• _AIM OF THE TASK_:
Identify each line holding the string "chart" and copy it.
-- START OF DATA SECTION --
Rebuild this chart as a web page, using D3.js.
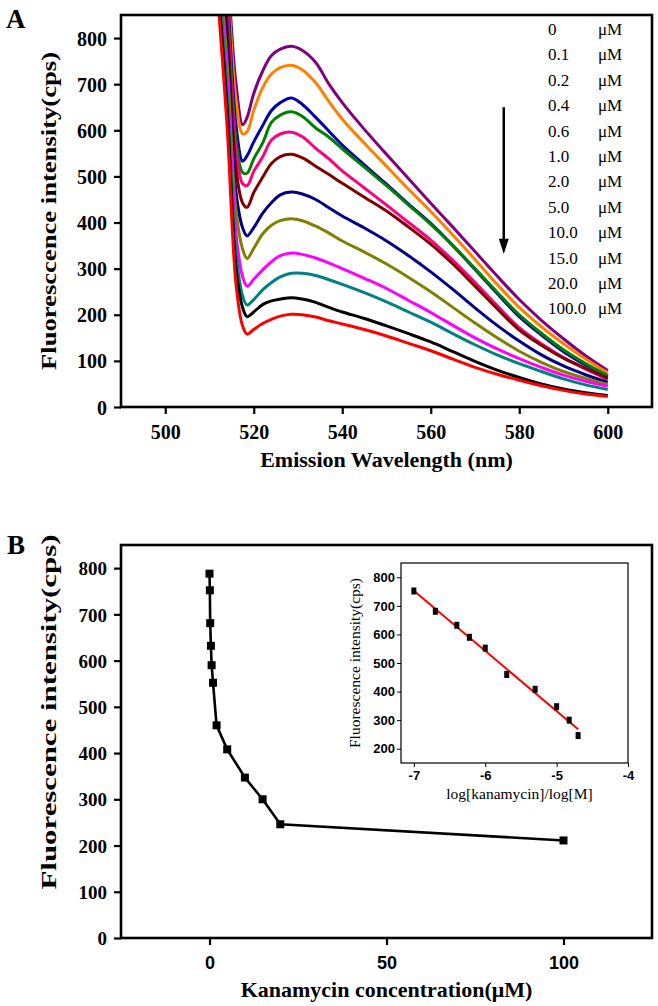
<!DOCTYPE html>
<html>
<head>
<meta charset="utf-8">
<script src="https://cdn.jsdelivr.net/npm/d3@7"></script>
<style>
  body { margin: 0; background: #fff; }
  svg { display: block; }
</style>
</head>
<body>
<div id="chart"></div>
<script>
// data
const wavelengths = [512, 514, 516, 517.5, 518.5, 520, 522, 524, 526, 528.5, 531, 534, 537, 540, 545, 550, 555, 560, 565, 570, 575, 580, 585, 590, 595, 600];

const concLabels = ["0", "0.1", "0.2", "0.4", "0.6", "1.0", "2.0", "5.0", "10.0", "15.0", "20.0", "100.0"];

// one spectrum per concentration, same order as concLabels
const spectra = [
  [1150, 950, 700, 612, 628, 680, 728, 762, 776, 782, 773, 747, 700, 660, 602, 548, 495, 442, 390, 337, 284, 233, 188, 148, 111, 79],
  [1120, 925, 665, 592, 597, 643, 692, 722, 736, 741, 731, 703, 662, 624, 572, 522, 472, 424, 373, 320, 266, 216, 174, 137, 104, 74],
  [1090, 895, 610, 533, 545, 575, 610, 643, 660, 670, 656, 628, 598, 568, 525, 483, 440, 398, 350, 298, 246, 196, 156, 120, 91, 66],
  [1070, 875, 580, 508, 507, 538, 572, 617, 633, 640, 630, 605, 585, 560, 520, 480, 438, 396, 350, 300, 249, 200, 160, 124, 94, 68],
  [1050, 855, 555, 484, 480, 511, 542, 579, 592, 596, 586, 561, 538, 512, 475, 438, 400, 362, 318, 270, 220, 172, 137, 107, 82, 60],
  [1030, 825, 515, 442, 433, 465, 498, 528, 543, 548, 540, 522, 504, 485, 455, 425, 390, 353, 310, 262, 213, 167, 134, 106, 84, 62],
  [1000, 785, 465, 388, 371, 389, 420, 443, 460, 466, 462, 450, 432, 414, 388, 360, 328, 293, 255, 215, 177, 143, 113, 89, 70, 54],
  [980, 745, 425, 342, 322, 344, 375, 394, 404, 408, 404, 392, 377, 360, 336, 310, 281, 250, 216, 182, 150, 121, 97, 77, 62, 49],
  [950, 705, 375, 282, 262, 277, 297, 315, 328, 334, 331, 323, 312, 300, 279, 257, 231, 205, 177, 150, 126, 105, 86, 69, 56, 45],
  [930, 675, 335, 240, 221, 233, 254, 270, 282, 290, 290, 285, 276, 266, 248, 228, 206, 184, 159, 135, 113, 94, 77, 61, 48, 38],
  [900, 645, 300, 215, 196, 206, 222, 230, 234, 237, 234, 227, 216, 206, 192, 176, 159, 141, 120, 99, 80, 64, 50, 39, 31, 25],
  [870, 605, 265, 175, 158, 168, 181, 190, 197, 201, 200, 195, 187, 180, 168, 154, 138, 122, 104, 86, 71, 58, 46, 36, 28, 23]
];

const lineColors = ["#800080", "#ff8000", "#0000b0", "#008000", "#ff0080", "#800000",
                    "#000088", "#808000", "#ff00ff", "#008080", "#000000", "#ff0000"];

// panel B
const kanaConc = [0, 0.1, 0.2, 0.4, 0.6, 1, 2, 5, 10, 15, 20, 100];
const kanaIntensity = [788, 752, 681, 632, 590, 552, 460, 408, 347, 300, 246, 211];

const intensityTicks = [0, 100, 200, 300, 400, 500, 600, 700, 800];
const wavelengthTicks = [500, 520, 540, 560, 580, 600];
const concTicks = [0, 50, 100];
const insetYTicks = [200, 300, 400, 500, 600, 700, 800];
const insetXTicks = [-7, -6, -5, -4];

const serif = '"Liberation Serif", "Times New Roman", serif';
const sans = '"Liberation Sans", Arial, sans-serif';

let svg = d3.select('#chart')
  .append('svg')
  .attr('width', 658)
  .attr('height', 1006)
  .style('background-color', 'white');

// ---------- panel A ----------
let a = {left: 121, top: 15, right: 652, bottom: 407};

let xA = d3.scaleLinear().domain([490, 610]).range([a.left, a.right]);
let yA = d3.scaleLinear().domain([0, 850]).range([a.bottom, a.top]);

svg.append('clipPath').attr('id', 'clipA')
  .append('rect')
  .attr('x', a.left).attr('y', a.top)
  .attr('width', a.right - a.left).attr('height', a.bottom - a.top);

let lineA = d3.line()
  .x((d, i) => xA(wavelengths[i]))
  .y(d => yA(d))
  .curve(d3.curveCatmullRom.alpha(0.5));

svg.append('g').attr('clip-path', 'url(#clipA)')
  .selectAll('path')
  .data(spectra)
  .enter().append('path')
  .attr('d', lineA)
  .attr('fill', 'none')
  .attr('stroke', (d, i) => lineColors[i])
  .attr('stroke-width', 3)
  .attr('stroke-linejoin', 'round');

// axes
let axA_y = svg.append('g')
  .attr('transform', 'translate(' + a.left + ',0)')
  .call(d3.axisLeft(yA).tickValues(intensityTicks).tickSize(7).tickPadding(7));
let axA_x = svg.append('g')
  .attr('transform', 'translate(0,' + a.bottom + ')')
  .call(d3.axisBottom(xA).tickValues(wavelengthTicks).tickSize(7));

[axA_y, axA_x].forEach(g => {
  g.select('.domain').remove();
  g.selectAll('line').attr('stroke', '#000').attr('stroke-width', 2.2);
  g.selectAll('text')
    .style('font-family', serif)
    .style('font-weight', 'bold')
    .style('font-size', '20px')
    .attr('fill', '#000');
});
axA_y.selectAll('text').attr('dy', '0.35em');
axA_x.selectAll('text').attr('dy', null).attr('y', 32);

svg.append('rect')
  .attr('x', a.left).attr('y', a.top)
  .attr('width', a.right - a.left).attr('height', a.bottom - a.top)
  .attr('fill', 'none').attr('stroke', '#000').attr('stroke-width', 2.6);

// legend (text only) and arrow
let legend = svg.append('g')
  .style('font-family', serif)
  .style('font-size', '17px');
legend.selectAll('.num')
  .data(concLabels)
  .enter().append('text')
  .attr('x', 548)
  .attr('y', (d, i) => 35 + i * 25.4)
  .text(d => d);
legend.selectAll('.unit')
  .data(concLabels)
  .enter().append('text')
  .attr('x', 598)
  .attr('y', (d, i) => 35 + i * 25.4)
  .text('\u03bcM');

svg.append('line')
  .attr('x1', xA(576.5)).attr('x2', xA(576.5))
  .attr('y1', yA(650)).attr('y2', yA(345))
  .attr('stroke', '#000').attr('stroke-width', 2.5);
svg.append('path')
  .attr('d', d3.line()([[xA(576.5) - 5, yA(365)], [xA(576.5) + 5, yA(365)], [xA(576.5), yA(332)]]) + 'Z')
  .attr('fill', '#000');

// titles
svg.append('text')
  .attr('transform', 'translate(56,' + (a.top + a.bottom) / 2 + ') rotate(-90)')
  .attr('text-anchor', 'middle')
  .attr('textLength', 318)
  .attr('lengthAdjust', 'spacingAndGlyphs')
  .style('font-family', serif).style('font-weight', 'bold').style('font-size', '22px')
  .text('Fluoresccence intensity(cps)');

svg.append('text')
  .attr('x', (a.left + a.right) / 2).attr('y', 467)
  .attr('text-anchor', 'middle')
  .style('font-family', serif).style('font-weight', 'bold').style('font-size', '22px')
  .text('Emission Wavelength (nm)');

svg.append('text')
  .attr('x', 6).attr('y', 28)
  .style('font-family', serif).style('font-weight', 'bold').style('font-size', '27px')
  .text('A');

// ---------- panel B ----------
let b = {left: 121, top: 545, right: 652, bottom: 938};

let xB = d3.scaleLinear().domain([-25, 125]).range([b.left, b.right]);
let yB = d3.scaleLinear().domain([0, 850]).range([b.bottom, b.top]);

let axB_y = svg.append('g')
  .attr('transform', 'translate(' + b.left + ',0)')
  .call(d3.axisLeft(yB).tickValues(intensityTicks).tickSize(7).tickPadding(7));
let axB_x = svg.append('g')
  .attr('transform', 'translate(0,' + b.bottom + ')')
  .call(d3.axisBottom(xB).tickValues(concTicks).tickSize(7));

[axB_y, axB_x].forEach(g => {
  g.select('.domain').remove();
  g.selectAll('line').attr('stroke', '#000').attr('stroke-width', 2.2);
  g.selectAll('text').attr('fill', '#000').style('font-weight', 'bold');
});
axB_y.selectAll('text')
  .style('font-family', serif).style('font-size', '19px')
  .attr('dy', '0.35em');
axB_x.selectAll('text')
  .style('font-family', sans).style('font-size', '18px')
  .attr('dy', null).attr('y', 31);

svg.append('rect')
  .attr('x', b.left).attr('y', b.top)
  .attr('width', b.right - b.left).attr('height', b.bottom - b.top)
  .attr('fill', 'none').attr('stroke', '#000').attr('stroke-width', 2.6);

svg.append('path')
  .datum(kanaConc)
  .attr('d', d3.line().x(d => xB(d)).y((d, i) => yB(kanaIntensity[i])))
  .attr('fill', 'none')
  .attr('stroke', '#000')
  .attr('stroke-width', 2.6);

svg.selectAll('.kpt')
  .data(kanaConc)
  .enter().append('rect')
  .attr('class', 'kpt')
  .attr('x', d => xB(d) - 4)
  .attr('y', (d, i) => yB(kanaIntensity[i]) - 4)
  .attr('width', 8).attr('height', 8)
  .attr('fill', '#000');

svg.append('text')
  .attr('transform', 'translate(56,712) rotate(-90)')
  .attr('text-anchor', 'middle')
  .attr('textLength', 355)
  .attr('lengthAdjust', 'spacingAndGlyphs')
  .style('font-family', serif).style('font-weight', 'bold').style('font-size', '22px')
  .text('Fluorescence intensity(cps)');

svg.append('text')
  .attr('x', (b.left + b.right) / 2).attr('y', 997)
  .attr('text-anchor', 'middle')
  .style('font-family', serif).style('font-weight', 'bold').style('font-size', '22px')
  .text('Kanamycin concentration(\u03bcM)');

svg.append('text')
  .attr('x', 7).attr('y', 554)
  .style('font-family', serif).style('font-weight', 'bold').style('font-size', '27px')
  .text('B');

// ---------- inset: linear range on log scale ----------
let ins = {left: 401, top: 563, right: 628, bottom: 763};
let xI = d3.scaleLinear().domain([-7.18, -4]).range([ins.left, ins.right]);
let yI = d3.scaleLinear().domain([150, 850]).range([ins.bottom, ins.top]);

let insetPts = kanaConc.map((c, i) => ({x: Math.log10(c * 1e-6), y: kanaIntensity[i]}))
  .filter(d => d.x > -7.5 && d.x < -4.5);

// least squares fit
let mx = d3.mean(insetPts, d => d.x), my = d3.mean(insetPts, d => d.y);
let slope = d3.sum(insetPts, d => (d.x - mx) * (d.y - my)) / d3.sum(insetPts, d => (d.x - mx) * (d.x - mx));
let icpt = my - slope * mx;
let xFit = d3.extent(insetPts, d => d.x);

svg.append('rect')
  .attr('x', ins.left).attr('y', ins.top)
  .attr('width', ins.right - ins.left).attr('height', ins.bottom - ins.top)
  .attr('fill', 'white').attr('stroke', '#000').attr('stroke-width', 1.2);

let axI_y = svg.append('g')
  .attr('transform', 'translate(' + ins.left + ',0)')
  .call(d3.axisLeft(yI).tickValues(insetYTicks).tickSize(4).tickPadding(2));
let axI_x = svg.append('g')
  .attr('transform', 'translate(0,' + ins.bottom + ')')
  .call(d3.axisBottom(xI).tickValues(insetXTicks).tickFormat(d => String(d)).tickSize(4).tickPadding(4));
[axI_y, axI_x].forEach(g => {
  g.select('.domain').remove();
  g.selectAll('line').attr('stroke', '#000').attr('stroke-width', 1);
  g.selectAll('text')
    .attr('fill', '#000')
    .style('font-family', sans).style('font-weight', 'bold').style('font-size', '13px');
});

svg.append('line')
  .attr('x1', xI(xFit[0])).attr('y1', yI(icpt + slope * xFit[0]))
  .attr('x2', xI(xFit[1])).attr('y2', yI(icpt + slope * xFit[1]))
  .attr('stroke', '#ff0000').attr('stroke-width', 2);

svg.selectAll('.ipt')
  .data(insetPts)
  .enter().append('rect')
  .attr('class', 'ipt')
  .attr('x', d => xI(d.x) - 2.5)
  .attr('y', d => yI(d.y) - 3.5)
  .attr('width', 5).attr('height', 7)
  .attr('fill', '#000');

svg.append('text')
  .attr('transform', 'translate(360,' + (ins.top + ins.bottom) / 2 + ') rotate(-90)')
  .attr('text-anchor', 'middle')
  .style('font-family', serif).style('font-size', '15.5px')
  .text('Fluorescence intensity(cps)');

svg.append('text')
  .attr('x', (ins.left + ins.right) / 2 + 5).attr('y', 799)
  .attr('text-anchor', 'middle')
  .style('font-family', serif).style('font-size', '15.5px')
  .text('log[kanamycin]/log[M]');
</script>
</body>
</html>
-- END OF DATA SECTION --
• _ANSWER TO THE TASK_:
Rebuild this chart as a web page, using D3.js.
<div id="chart"></div>
let svg = d3.select('#chart')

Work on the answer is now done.